If you want to familiarize yourself with the concepts of verification in Pixel Binary transparency, you can follow the instructions below to use the image running on your Pixel device. If you want to run Pixel firmware with the highest degree of confidence, see the verification process on Pixel Binary Transparency Full Verification.

Prerequisites

Ensure the following dependencies are available:

Golang: The verification tool must be built with Go 1.17 or later, available from the Go site.
Android Debug Bridge (adb): Communicates with an Android device to inspect the image, available on the Android SDK Platform Tools website.
Inclusion proof verifier: Interfaces with the log to check that the Pixel image is in the binary transparency log.

# Source code for the inclusion proof verifier is found at avb/tools/transparency/verify
git clone https://android.googlesource.com/platform/external/avb

Inclusion Proof

A Pixel owner can check that their image is in the log by first extracting the relevant metadata, then comparing their recomputed root hash with the root hash contained in the published checkpoint. If they match, then the Pixel owner can be assured of some protections exemplified in the Threat Model.

To check that the image on a Pixel device is in the transparency log, connect to the device with adb, then run the following commands:

FINGERPRINT=$(adb shell getprop ro.build.fingerprint)
VBMETA_DIGEST=$(adb shell getprop ro.boot.vbmeta.digest)
LOG_ENTRY="${FINGERPRINT}\n${VBMETA_DIGEST}\n"
PAYLOAD_PATH="/tmp/log_payload.txt"
echo -e $LOG_ENTRY >> $PAYLOAD_PATH

cd avb/tools/transparency/verify/
go build cmd/verifier/verifier.go
./verifier --payload_path=$PAYLOAD_PATH

The first stanza retrieves the metadata from a Pixel device in the format of a log entry, and saves it to /tmp/log_payload.txt.

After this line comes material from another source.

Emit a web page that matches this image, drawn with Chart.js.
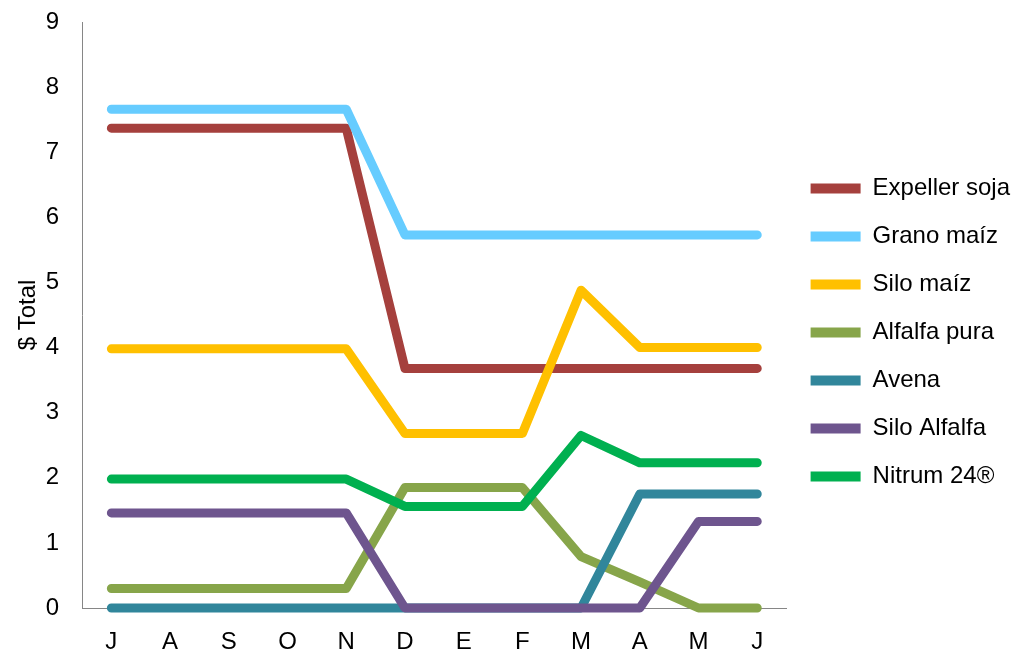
<!DOCTYPE html>
<html>
<head>
<meta charset="utf-8">
<script src="https://cdn.jsdelivr.net/npm/chart.js@4.4.1/dist/chart.umd.min.js"></script>
<style>
  body { margin: 0; background: #fff; }
</style>
</head>
<body>
<canvas id="myChart" width="1034" height="662"></canvas>
<script>
let months = ['J', 'A', 'S', 'O', 'N', 'D', 'E', 'F', 'M', 'A', 'M', 'J']

let expellerSoja = [7.37, 7.37, 7.37, 7.37, 7.37, 3.68, 3.68, 3.68, 3.68, 3.68, 3.68, 3.68]
let granoMaiz = [7.66, 7.66, 7.66, 7.66, 7.66, 5.73, 5.73, 5.73, 5.73, 5.73, 5.73, 5.73]
let siloMaiz = [3.98, 3.98, 3.98, 3.98, 3.98, 2.68, 2.68, 2.68, 4.88, 4.0, 4.0, 4.0]
let alfalfaPura = [0.3, 0.3, 0.3, 0.3, 0.3, 1.85, 1.85, 1.85, 0.79, 0.4, 0, 0]
let avena = [0, 0, 0, 0, 0, 0, 0, 0, 0, 1.75, 1.75, 1.75]
let siloAlfalfa = [1.46, 1.46, 1.46, 1.46, 1.46, 0, 0, 0, 0, 0, 1.33, 1.33]
let nitrum = [1.98, 1.98, 1.98, 1.98, 1.98, 1.56, 1.56, 1.56, 2.65, 2.23, 2.23, 2.23]

let yTicks = [0, 1, 2, 3, 4, 5, 6, 7, 8, 9]

let font = { family: 'Liberation Sans, Arial', size: 24 }

function serie(label, data, color, order) {
    return {
        label: label,
        data: data,
        borderColor: color,
        backgroundColor: color,
        borderWidth: 9,
        borderCapStyle: 'round',
        borderJoinStyle: 'round',
        pointRadius: 0,
        tension: 0,
        clip: 10,
        order: order
    }
}

var ctx = document.getElementById("myChart");

new Chart(ctx, {
    type: 'line',
    data: {
        labels: months,
        datasets: [
            serie('Expeller soja', expellerSoja, '#A5403D', 7),
            serie('Grano maíz', granoMaiz, '#66CCFF', 6),
            serie('Silo maíz', siloMaiz, '#FFC000', 5),
            serie('Alfalfa pura', alfalfaPura, '#87A54A', 4),
            serie('Avena', avena, '#31869B', 3),
            serie('Silo Alfalfa', siloAlfalfa, '#6E558E', 2),
            serie('Nitrum 24®', nitrum, '#00B050', 1)
        ]
    },
    options: {
        responsive: false,
        animation: false,
        layout: {
            autoPadding: false,
            padding: { left: 4, right: 14, top: 8, bottom: 5 }
        },
        plugins: {
            tooltip: { enabled: false },
            legend: {
                position: 'right',
                labels: {
                    boxWidth: 50,
                    boxHeight: 10,
                    padding: 24,
                    color: '#000',
                    font: font,
                    sort: (a, b) => a.datasetIndex - b.datasetIndex,
                    generateLabels: function(chart) {
                        return chart.data.datasets.map((ds, i) => ({
                            text: ds.label,
                            fillStyle: ds.borderColor,
                            strokeStyle: ds.borderColor,
                            lineWidth: 0,
                            datasetIndex: i,
                            hidden: false
                        }))
                    }
                }
            }
        },
        scales: {
            x: {
                offset: true,
                grid: { display: false, drawTicks: false },
                border: { display: true, color: '#868686', width: 1 },
                afterFit: function(axis) {
                    axis.height = 49
                    axis.paddingLeft = 0
                    axis.paddingRight = 0
                },
                ticks: {
                    color: '#000',
                    padding: 20,
                    maxRotation: 0,
                    autoSkip: false,
                    font: font
                }
            },
            y: {
                min: 0,
                max: 9,
                afterBuildTicks: function(axis) {
                    axis.ticks = yTicks.map(v => ({ value: v }))
                },
                afterFit: function(axis) {
                    axis.width = 78
                    axis.paddingTop = 22
                    axis.paddingBottom = 0
                },
                grid: { display: false, drawTicks: false },
                border: { display: true, color: '#868686', width: 1 },
                title: {
                    display: true,
                    text: '$ Total',
                    color: '#000',
                    padding: { top: 10, bottom: 3 },
                    font: font
                },
                ticks: {
                    color: '#000',
                    padding: 23,
                    font: font
                }
            }
        }
    }
});
</script>
</body>
</html>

The second stanza runs the inclusion proof verifier published in the Android Verified Boot repository. This tool computes the hash of the candidate log entry, retrieves the other hashes necessary to recompute the checkpoint from the log, and compares it with the checkpoint published by the log.

The output of the command is written to stdout:

OK if the image is included in the log,
FAILURE if it is not.

Consistency Proof (Optional)

Since Google periodically releases new versions of the Pixel factory image, the transparency log is continually growing. A witness checks that the tree grows in a manner consistent with its previous leaves. The witness keeps track of the tree root hash, and computes the next candidate root hash by requesting the new leaf hashes from the tree. For a transparency log to be tamper-evident, it must be continually checked for consistency.

The append-only behavior of the transparency log is actively checked by third parties and so most users do not need to do this themselves, but it is possible for anyone to monitor the log's consistency. Google has published an open-source implementation of a witness in this Github repo. It is necessary to use the configuration specific to the Pixel Binary Transparency (PixelBT) log.